A black and white photograph from 1993 pictures her sitting in a pew in Cologne Cathedral. The work is tellingly titled Atelier – not just God’s house, but Isa’s house: the studio is everywhere, and everything is material for examination.
The most surprising development occurs with the narrative that begins with ‘Fuck the Bauhaus’ (2000) – a series of architectural models cobbled together from trash and tape – and develops into the cinematic tableaux of the ‘Empire/Vampire, Who Kills Death’ series (2003–04), with their miniature depictions of post-apocalyptic chaos and disaster. This shifts a few years later with the incorporation of full-scale objects, from furniture and sun umbrellas to wheelchairs, crutches, dolls and, eventually, the life-size mannequins of the ‘Schauspieler’ series (2013–ongoing).

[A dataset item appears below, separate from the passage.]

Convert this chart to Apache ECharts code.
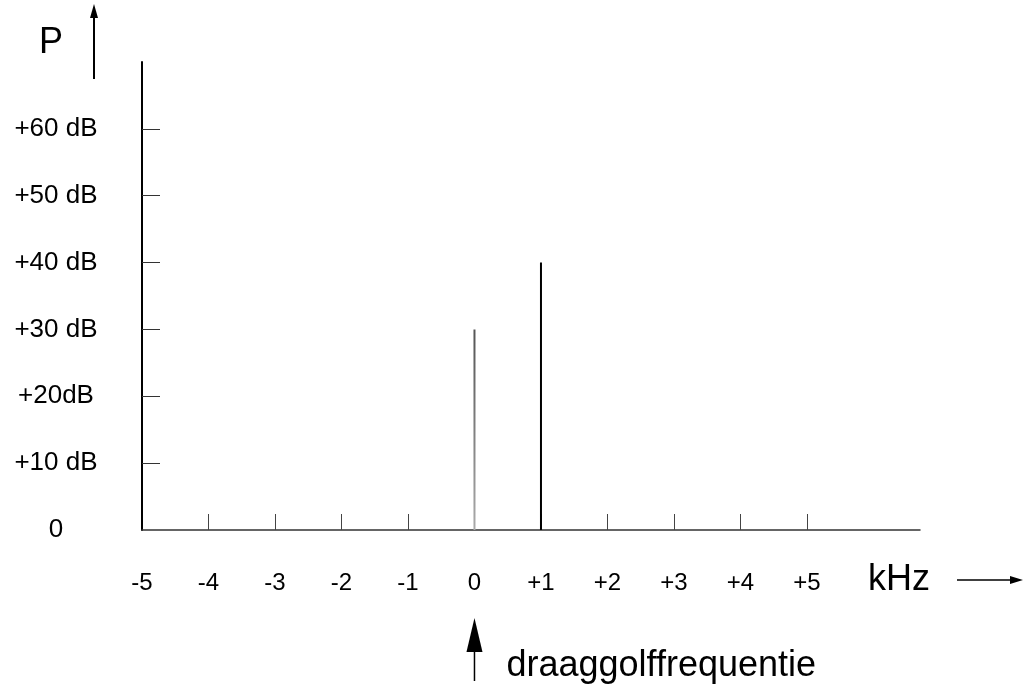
<!DOCTYPE html>
<html>
<head>
<meta charset="utf-8">
<script src="https://cdn.jsdelivr.net/npm/echarts@6/dist/echarts.min.js"></script>
<style>
  html, body { margin: 0; padding: 0; background: #fff; }
  #chart { width: 1026px; height: 694px; }
</style>
</head>
<body>
<div id="chart"></div>
<script>
// spectrum lines: frequency offset (kHz) and power (dB)
const freqKHz = [0, 1];
const powerDb = [30, 40];
const lineColors = ['#8a8a8a', '#000'];

// axis ticks
const xTickValues = [-5, -4, -3, -2, -1, 0, 1, 2, 3, 4, 5];
const xTickLabels = ['-5', '-4', '-3', '-2', '-1', '0', '+1', '+2', '+3', '+4', '+5'];
const yTickValues = [0, 10, 20, 30, 40, 50, 60];
const yTickLabels = ['0', '+10 dB', '+20dB', '+30 dB', '+40 dB', '+50 dB', '+60 dB'];

const FONT = '"Liberation Sans", Arial, sans-serif';

const myChart = echarts.init(document.getElementById('chart'));

const option = {
  backgroundColor: '#fff',
  animation: false,
  grid: { left: 142, right: 106, top: 62, bottom: 164 },
  xAxis: {
    type: 'value',
    min: -5,
    max: 6.7,
    splitLine: { show: false },
    axisLine: { show: true, onZero: false, lineStyle: { color: '#333', width: 1.5 } },
    axisTick: {
      show: true, inside: true, length: 16,
      customValues: xTickValues.slice(1),
      lineStyle: { color: '#444', width: 1 }
    },
    axisLabel: {
      customValues: xTickValues,
      margin: 41,
      color: '#000',
      fontSize: 24,
      fontFamily: FONT,
      formatter: (v) => xTickLabels[xTickValues.indexOf(v)]
    }
  },
  yAxis: {
    type: 'value',
    min: 0,
    max: 70,
    splitLine: { show: false },
    axisLine: { show: true, onZero: false, lineStyle: { color: '#000', width: 2 } },
    axisTick: {
      show: true, inside: true, length: 18,
      customValues: yTickValues.slice(1),
      lineStyle: { color: '#333', width: 1 }
    },
    axisLabel: {
      customValues: yTickValues,
      margin: 86,
      align: 'center',
      color: '#000',
      fontSize: 26,
      fontFamily: FONT,
      formatter: (v) => yTickLabels[yTickValues.indexOf(v)]
    }
  },
  series: [{
    type: 'bar',
    barWidth: 2,
    data: freqKHz.map((f, i) => ({
      value: [f, powerDb[i]],
      itemStyle: {
        color: i === 0
          ? new echarts.graphic.LinearGradient(0, 0, 0, 1, [
              { offset: 0, color: '#555' },
              { offset: 1, color: '#aaa' }
            ])
          : lineColors[i]
      }
    }))
  }]
};

myChart.setOption(option);

// annotations: axis arrows, "P", "kHz" and the carrier marker under 0 kHz
const carrierX = myChart.convertToPixel({ gridIndex: 0 }, [0, 0])[0];
myChart.setOption({
  graphic: [
    // P with upward arrow
    { type: 'text', left: 39, top: 25, style: { text: 'P', fontSize: 36, fontFamily: FONT, fill: '#000' } },
    { type: 'line', shape: { x1: 94, y1: 79, x2: 94, y2: 14 }, style: { stroke: '#000', lineWidth: 2 } },
    { type: 'polygon', shape: { points: [[94, 4], [90, 18], [98, 18]] }, style: { fill: '#000' } },
    // kHz with right arrow
    { type: 'text', left: 868, top: 562, style: { text: 'kHz', fontSize: 36, fontFamily: FONT, fill: '#000' } },
    { type: 'line', shape: { x1: 957, y1: 580, x2: 1012, y2: 580 }, style: { stroke: '#000', lineWidth: 1.5 } },
    { type: 'polygon', shape: { points: [[1023, 580], [1010, 576], [1010, 584]] }, style: { fill: '#000' } },
    // carrier frequency marker
    { type: 'polygon', shape: { points: [[carrierX, 618], [carrierX - 8, 652], [carrierX + 8, 652]] }, style: { fill: '#000' } },
    { type: 'line', shape: { x1: carrierX, y1: 650, x2: carrierX, y2: 681 }, style: { stroke: '#000', lineWidth: 1.5 } },
    { type: 'text', left: carrierX + 32, top: 648, style: { text: 'draaggolffrequentie', fontSize: 36, fontFamily: FONT, fill: '#000' } }
  ]
});

window.addEventListener('resize', function () {
  myChart && myChart.resize();
});
</script>
</body>
</html>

We go from being observers of a miniaturized mise en scène to being mirrored and implicated by the full-scale protagonists and objects in the sculptures. Genzken takes on the corrupted mantle of the readymade, using the things themselves to ask how all this endlessly consumable stuff affects us. Genzken’s is a Nauman-esque enquiry into the nature of contemporary experience. But, whereas Nauman’s existential questions emerged from the confines of his studio and a phenomenological interest in the relations of bodies to space, Genzken’s investigation is thrust into the rush of the big city and seen from the perspective not of her body, but her brain.
‘I want to animate the viewers, hold a mirror up to them. I’m a social person after all,’ she says. Faced with this vision of a garish, hyperventilating, late-capitalist culture, we are forced to consider how it forms us – our environment, our identities, our interactions. Though the same questions come up again and again, the exhibition appears constantly to unfold, offering new insights. Genzken’s work switches you on, and brings you right into a continuous present, as this generous and definitive show makes clear.